Ce nouvel outil unitaire, né à Guéret le 5 mars dernier, est devenu en quelques mois une « convergence pour les services publics », un regroupement de populations et d’élus réagissant contre l’illégitimité du pouvoir à imposer des politiques destructrices, fédérant des syndicats (CGT, FSU, Solidaires), des associations (Attac), des partis politiques, notamment les composantes du « non » de gauche. Plusieurs dizaines de collectifs couvrent le pays. Une charte est en préparation.
La réussite du 19 novembre est nécessaire pour consolider ce réseau de lutte. La banderole de Guéret affichait un message clair : « Résister, rassembler, reconquérir. » Il faudra amplifier la portée nationale de cette devise. Cela commence par la transcription, dans l’agglomération francilienne, du maillage de solidarité territoriale, où se sont enracinés les premiers collectifs (Creuse, Bretagne, Charente, Dordogne, Gers, etc.). Les zones urbaines sont à l’évidence des lieux où le besoin de services publics, de liens sociaux, de gratuité, de solidarité, sont criants. En Île-de-France, il faut vingt minutes de RER pour accéder aux Halles à Paris, le plus grand centre commercial européen depuis la banlieue. Mais il faut des heures de patience pour les trajets de banlieue à banlieue. Alors que le gouvernement ferme les bureaux de poste ruraux pour « non-rentabilité », il laisse ceux des quartiers populaires se transformer en zones de misère, où les « clients » sont triés selon leurs revenus.
La spéculation immobilière enrichit les propriétaires friqués, mais les pauvres s’entassent dans des logements insalubres. Les chômeurs peuvent rapidement se retrouver à la rue, à devoir faire la mendicité dans l’anonymat et l’indifférence générale. C’est dans cet univers d’inégalités que les principes d’égalité, d’universalité et de mutabilité (c’est-à-dire d’adaptation aux besoins nouveaux), qui sont la tradition des services publics, devraient être mis en avant le 19 novembre. L’événement doit aussi servir de lien militant entre les forces engagées, les élus et les associations.
Le deuxième défi du 19 novembre concerne les grands services publics nationaux.
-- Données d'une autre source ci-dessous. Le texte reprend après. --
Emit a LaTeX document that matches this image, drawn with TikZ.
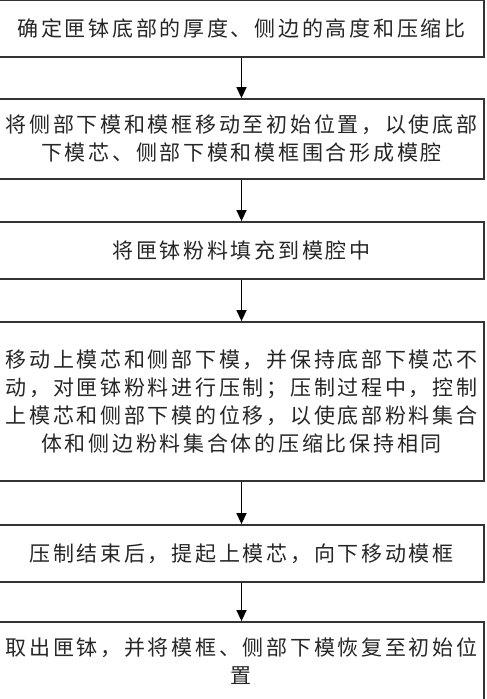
\documentclass[tikz,border=0pt]{standalone}
\usepackage{fontspec}
\newfontfamily\cjk[LetterSpace=13]{Noto Sans CJK SC}
\usetikzlibrary{arrows.meta}
\begin{document}
\begin{tikzpicture}[x=1pt,y=-1pt,line width=1.8pt,
  every node/.style={font=\cjk\fontsize{21pt}{28pt}\selectfont,text=black!85},
  stepbox/.style={draw=black!80,minimum width=485pt,inner sep=0pt,align=center},
  flow/.style={line width=1.5pt,-{Triangle[length=11pt,width=10pt]}}]
% ---- 步骤框（pt，原点=位图左上角，y 向下；左缘在幅面外） ----
\node[stepbox,minimum height=57pt] (s1) at (241.5,28.5) {确定匣钵底部的厚度、侧边的高度和压缩比};
\node[stepbox,minimum height=80pt] (s2) at (241.5,139) {将侧部下模和模框移动至初始位置，以使底部\\下模芯、侧部下模和模框围合形成模腔};
\node[stepbox,minimum height=57pt] (s3) at (241.5,250.5) {将匣钵粉料填充到模腔中};
\node[stepbox,minimum height=159pt] (s4) at (241.5,401.5) {移动上模芯和侧部下模，并保持底部下模芯不\\动，对匣钵粉料进行压制；压制过程中，控制\\上模芯和侧部下模的位移，以使底部粉料集合\\体和侧边粉料集合体的压缩比保持相同};
\node[stepbox,minimum height=57pt] (s5) at (241.5,553.5) {压制结束后，提起上模芯，向下移动模框};
\node[stepbox,minimum height=78pt] (s6) at (241.5,661) {取出匣钵，并将模框、侧部下模恢复至初始位\\置};   % 下缘在幅面外
% ---- 箭头 ----
\draw[flow] (s1) -- (s2);
\draw[flow] (s2) -- (s3);
\draw[flow] (s3) -- (s4);
\draw[flow] (s4) -- (s5);
\draw[flow] (s5) -- (s6);
% ---- 外框＝源位图幅面 487x699 ----
\pgfresetboundingbox
\path[use as bounding box] (0,0) rectangle (487,699);
\end{tikzpicture}
\end{document}
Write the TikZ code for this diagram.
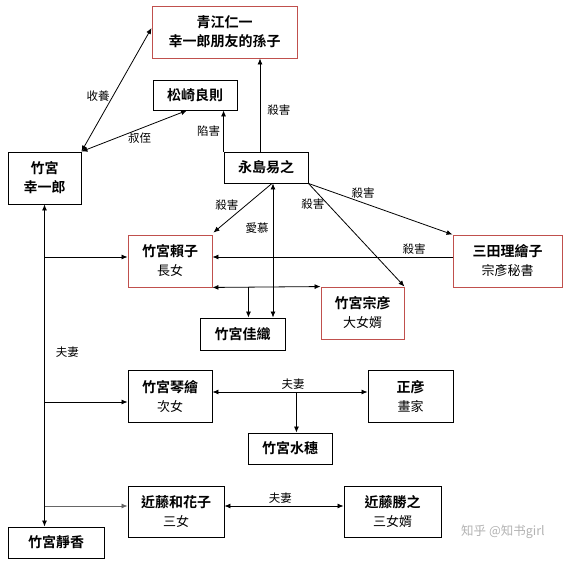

Après la défaite de la SNCM, la sonnette d’alarme doit être tirée. Il reste peu de temps pour faire comprendre à Villepin que la privatisation effective d’EDF, autorisée par son statut, ne sera pas être tolérée. Que l’exemple de Gaz de France est édifiant ! La reconquête du service public à 100 %, à EDF, comme à France Télécom ou à Air France, doit être une revendication placée en tête de manifestation le 19 novembre. Il faudra y ajouter le refus des trains privés ; le développement - et non l’abandon - des lignes de chemin de fer pour lutter contre le tout-camion suicidaire ; le transport collectif gratuit, si on veut vraiment arrêter l’envahissement des voitures asphyxiantes ; l’arrêt du fonctionnement des hôpitaux sur le modèle de centres commerciaux de soins, etc. En bref, la reconquête des services publics, leur développement, leur amélioration pourraient satisfaire d’immenses aspirations populaires, qui changeraient la vie et créeraient des emplois qualifiés.
Mais cela ne peut être pérennisé qu’à partir d’un environnement européen et international favorables. C’est pourquoi, le 19 novembre, dans la foulée du « non » de gauche, le 29 mai, nous crierons aussi notre « non » définitif à la directive Bolkestein, revisitée ou non, et notre refus de l’Accord général pour le commerce des services (AGCS), préparé par l’OMC contre l’avis et les besoins des peuples du monde entier. Le 19 novembre, nous exprimerons notre choix de société. Comme le dit Bernard Defaix, porte-parole de la Fédération, le service public est aussi un pas en avant vers « l’émancipation sociale ».